Instructions for the task:
Retype only what runs from the first line of the listing to the line holding "W, H = 2424, 793", both included. Do not retype the pictures.

# Material start

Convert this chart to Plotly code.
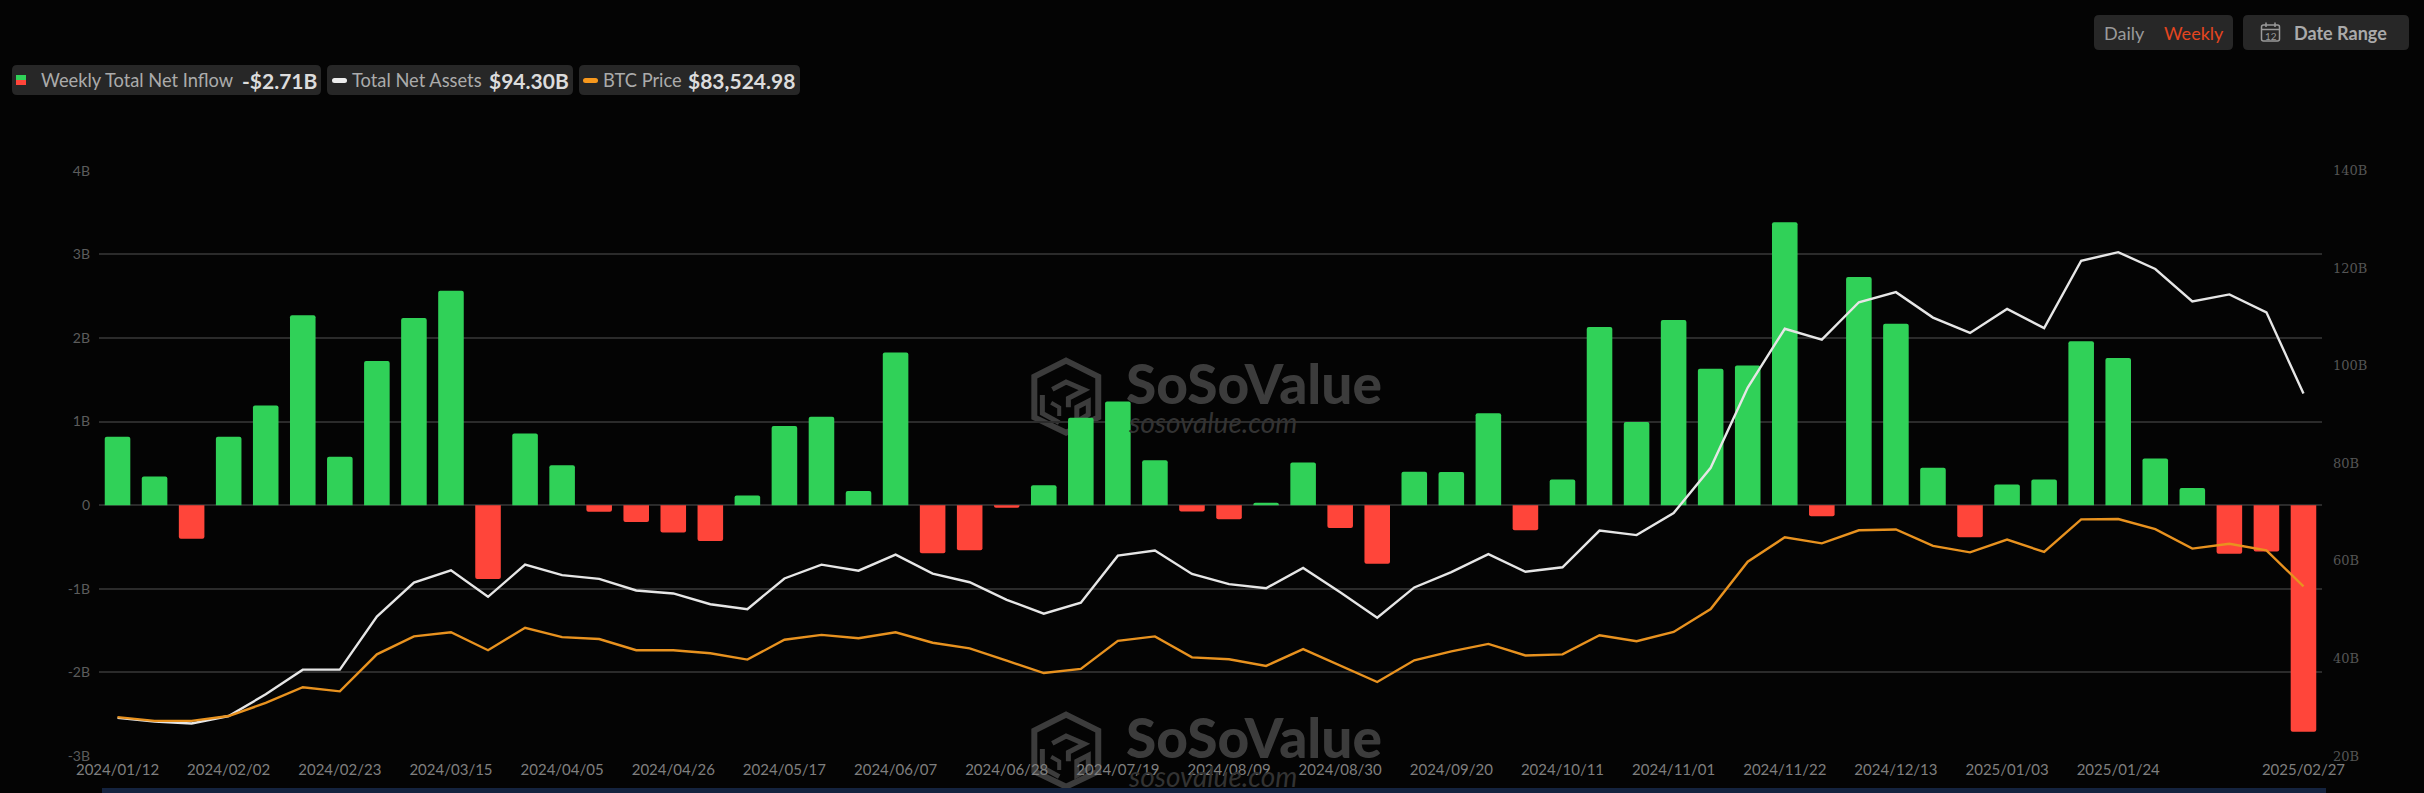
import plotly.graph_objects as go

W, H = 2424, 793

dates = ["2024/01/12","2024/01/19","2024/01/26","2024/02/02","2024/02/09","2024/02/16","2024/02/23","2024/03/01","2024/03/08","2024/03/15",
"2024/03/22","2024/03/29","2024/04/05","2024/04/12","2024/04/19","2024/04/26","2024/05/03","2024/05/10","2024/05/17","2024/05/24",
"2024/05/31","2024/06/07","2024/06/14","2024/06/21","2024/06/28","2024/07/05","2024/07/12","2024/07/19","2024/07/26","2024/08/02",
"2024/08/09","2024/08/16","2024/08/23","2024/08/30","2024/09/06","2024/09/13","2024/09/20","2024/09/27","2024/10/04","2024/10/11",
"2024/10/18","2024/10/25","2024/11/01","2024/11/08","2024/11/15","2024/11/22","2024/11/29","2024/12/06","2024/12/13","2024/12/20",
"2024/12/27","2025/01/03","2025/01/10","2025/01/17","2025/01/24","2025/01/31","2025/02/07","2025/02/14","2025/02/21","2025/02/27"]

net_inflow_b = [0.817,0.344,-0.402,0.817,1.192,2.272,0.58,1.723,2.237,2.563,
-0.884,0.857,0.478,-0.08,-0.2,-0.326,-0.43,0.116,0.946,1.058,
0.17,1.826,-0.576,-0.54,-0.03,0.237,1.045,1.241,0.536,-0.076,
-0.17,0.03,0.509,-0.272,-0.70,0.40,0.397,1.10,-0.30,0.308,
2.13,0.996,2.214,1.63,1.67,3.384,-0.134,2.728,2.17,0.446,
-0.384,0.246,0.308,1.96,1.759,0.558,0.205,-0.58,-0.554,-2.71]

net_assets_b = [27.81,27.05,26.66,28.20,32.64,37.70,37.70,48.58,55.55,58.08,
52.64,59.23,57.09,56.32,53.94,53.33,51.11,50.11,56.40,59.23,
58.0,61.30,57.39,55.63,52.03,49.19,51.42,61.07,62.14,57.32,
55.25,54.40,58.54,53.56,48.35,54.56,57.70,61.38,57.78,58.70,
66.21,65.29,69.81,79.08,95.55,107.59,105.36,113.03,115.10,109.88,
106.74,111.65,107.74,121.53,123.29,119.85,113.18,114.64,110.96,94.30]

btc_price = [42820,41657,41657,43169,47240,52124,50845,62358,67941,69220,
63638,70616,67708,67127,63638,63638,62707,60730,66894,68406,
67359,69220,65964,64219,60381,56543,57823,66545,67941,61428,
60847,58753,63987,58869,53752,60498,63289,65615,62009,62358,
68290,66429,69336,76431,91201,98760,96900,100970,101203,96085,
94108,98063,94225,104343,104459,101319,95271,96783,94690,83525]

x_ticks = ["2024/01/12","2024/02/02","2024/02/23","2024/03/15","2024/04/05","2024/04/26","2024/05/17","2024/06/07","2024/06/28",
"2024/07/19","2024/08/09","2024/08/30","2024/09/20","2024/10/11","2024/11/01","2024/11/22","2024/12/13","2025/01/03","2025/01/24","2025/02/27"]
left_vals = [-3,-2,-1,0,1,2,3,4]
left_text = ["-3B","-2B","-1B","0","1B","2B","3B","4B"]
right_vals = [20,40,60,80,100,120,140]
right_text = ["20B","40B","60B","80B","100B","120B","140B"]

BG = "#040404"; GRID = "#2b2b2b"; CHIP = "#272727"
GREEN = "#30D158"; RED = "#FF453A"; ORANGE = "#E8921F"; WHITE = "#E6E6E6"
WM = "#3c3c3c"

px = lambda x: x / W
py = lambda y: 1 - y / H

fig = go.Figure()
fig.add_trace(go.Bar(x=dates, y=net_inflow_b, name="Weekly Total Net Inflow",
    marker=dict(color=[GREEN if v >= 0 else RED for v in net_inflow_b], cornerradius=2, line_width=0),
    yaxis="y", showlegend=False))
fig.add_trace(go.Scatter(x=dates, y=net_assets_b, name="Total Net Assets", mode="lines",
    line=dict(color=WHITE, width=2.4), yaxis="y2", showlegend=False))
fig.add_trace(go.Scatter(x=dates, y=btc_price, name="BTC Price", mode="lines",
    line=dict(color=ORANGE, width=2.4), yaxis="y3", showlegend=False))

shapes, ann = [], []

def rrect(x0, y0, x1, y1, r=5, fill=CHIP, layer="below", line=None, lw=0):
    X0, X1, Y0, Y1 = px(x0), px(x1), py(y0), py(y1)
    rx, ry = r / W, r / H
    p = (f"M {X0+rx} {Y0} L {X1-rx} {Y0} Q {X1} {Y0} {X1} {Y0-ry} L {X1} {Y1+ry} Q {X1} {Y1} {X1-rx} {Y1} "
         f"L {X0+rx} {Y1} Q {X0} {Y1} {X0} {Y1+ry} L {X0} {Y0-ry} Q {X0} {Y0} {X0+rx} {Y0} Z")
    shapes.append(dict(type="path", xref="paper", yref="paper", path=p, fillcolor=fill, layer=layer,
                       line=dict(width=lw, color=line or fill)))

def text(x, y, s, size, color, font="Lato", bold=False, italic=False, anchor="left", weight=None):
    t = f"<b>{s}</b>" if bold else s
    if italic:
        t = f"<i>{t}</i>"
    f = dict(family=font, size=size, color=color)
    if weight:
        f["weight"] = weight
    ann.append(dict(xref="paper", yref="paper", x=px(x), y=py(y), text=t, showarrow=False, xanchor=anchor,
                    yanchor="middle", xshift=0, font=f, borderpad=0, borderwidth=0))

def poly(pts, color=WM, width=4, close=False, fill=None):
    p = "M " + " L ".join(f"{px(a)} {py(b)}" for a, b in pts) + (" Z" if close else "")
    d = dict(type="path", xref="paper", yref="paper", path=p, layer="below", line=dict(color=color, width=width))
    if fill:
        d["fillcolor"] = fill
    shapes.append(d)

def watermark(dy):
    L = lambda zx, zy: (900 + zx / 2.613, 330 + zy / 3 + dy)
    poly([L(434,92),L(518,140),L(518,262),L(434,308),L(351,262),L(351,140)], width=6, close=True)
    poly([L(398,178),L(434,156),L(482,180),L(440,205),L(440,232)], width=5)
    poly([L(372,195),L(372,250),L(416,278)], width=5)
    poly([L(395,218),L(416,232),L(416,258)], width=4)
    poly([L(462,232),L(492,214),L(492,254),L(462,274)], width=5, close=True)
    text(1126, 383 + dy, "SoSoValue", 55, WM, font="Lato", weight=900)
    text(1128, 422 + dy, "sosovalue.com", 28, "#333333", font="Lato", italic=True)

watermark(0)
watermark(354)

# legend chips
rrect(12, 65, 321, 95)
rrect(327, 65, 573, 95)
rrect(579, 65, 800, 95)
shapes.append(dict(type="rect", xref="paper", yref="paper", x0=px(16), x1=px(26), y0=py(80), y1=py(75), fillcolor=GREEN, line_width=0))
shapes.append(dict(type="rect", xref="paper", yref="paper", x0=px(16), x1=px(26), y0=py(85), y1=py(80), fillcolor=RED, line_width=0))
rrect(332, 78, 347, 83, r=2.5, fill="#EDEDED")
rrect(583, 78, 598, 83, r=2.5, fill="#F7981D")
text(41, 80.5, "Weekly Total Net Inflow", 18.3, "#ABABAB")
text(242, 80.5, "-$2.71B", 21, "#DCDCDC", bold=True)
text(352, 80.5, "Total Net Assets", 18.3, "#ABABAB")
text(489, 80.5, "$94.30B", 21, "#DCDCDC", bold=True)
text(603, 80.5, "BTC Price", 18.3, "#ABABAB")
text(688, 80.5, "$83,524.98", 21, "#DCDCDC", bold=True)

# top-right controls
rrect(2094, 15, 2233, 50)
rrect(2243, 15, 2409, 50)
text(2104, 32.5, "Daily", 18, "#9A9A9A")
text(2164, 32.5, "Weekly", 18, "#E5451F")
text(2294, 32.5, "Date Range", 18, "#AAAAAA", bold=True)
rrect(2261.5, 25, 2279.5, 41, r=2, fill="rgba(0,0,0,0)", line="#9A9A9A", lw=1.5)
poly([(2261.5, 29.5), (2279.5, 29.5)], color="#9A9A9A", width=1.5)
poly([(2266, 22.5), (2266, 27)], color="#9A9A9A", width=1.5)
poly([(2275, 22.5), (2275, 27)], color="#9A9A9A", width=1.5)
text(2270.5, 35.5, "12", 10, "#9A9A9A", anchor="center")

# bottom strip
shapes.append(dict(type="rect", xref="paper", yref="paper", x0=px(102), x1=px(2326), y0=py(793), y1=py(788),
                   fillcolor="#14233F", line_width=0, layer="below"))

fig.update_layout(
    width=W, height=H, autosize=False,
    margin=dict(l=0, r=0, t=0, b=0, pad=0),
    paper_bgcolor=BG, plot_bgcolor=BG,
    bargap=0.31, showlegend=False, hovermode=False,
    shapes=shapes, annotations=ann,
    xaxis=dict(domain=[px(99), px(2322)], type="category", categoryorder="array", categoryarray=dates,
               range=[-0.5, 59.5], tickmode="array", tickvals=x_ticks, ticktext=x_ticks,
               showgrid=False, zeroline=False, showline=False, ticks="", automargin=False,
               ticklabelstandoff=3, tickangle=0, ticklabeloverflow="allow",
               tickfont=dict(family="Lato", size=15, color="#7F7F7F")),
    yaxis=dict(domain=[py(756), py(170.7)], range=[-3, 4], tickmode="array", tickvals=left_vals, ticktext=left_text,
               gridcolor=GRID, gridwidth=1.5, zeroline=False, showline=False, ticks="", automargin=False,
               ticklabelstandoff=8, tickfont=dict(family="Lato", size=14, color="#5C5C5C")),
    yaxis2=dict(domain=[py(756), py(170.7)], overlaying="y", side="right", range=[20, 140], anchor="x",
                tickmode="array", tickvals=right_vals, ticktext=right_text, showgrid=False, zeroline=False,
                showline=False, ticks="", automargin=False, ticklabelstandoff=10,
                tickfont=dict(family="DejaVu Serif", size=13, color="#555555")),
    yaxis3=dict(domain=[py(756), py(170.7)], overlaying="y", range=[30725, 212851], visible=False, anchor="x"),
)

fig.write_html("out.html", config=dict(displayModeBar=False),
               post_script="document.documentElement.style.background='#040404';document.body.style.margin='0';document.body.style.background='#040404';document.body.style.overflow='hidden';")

# Material end

Response below:
Convert this chart to Plotly code.
import plotly.graph_objects as go

W, H = 2424, 793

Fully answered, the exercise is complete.